» **Material provided**
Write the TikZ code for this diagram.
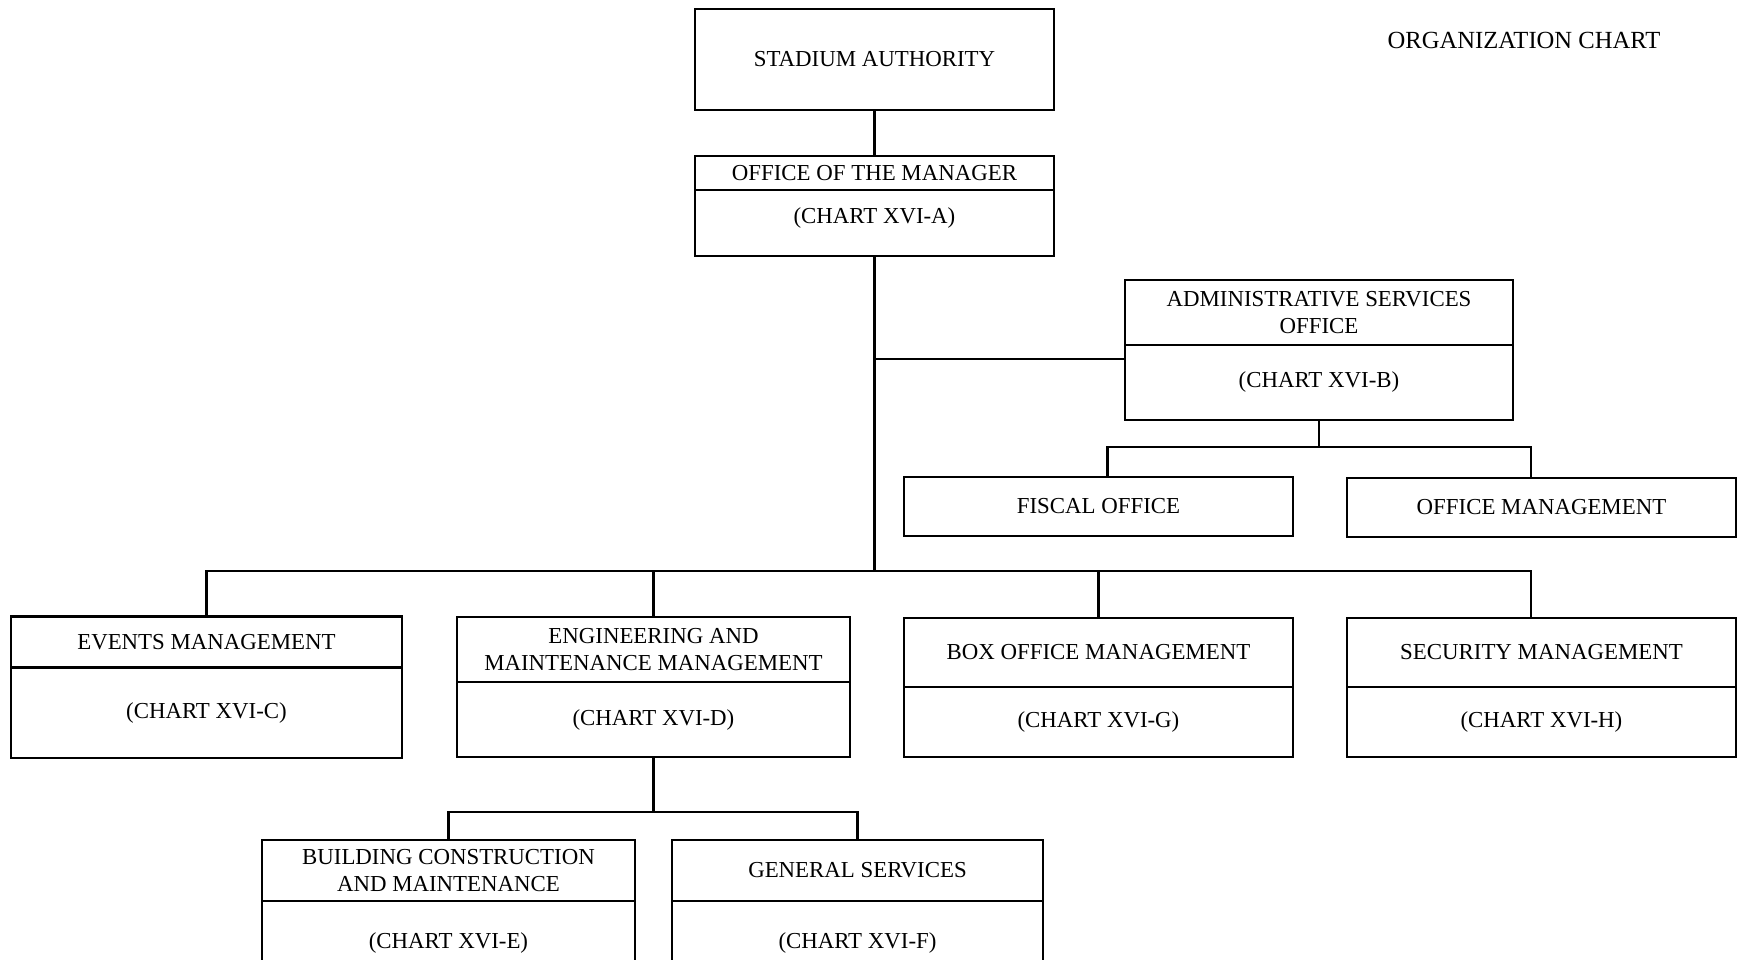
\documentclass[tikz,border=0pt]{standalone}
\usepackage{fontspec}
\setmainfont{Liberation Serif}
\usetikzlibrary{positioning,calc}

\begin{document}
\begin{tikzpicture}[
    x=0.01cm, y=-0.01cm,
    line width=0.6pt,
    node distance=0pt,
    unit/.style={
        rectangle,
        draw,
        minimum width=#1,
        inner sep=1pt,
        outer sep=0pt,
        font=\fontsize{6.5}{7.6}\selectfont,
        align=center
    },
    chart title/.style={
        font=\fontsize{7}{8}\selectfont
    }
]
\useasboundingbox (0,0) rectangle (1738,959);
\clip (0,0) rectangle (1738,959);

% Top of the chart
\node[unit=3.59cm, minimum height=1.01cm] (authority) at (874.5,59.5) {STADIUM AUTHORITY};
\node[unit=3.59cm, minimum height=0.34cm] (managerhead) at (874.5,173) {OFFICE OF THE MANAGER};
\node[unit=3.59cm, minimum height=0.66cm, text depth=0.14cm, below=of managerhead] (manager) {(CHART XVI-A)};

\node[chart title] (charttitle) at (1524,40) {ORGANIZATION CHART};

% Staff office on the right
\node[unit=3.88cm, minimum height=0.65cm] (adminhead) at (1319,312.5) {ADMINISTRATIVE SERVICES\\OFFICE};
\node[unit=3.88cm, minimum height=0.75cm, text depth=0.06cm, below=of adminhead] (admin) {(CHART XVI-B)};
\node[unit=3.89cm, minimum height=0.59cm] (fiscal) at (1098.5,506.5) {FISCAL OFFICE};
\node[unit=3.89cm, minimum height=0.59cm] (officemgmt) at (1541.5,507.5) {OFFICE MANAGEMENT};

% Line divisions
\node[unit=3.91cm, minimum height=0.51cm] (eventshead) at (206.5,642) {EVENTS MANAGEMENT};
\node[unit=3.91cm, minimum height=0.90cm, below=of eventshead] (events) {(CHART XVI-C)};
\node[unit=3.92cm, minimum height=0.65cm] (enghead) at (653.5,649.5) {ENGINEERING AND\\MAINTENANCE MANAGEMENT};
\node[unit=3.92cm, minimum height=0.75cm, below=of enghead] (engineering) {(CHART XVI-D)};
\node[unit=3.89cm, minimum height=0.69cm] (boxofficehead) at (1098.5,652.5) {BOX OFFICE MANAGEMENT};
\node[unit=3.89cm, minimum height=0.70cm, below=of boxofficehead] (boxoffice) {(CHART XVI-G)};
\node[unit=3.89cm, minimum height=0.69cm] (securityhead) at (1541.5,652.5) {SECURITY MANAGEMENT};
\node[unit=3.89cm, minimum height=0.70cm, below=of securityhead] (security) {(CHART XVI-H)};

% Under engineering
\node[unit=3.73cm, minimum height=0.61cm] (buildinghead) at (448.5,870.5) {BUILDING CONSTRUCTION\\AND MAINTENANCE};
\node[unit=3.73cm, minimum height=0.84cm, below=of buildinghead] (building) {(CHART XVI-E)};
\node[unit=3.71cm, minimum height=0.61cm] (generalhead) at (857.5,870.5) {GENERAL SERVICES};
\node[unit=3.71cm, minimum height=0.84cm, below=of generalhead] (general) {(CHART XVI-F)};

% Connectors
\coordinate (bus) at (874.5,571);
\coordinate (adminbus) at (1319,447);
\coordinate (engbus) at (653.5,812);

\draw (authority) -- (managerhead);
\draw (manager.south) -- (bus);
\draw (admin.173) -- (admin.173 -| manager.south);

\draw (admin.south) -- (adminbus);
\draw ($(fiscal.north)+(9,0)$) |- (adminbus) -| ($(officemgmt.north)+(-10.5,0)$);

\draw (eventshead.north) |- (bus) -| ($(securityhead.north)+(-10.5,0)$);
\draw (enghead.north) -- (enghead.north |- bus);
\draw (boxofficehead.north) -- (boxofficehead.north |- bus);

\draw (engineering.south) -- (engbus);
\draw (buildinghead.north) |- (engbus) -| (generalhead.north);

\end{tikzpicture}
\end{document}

» **Exercise objective**
Restate only the lines running from the start of the material above through the line containing "title] (charttitle) at", ends included. No pictures.

» **Result of the exercise**
Write the TikZ code for this diagram.
\documentclass[tikz,border=0pt]{standalone}
\usepackage{fontspec}
\setmainfont{Liberation Serif}
\usetikzlibrary{positioning,calc}

\begin{document}
\begin{tikzpicture}[
    x=0.01cm, y=-0.01cm,
    line width=0.6pt,
    node distance=0pt,
    unit/.style={
        rectangle,
        draw,
        minimum width=#1,
        inner sep=1pt,
        outer sep=0pt,
        font=\fontsize{6.5}{7.6}\selectfont,
        align=center
    },
    chart title/.style={
        font=\fontsize{7}{8}\selectfont
    }
]
\useasboundingbox (0,0) rectangle (1738,959);
\clip (0,0) rectangle (1738,959);

% Top of the chart
\node[unit=3.59cm, minimum height=1.01cm] (authority) at (874.5,59.5) {STADIUM AUTHORITY};
\node[unit=3.59cm, minimum height=0.34cm] (managerhead) at (874.5,173) {OFFICE OF THE MANAGER};
\node[unit=3.59cm, minimum height=0.66cm, text depth=0.14cm, below=of managerhead] (manager) {(CHART XVI-A)};

\node[chart title] (charttitle) at (1524,40) {ORGANIZATION CHART};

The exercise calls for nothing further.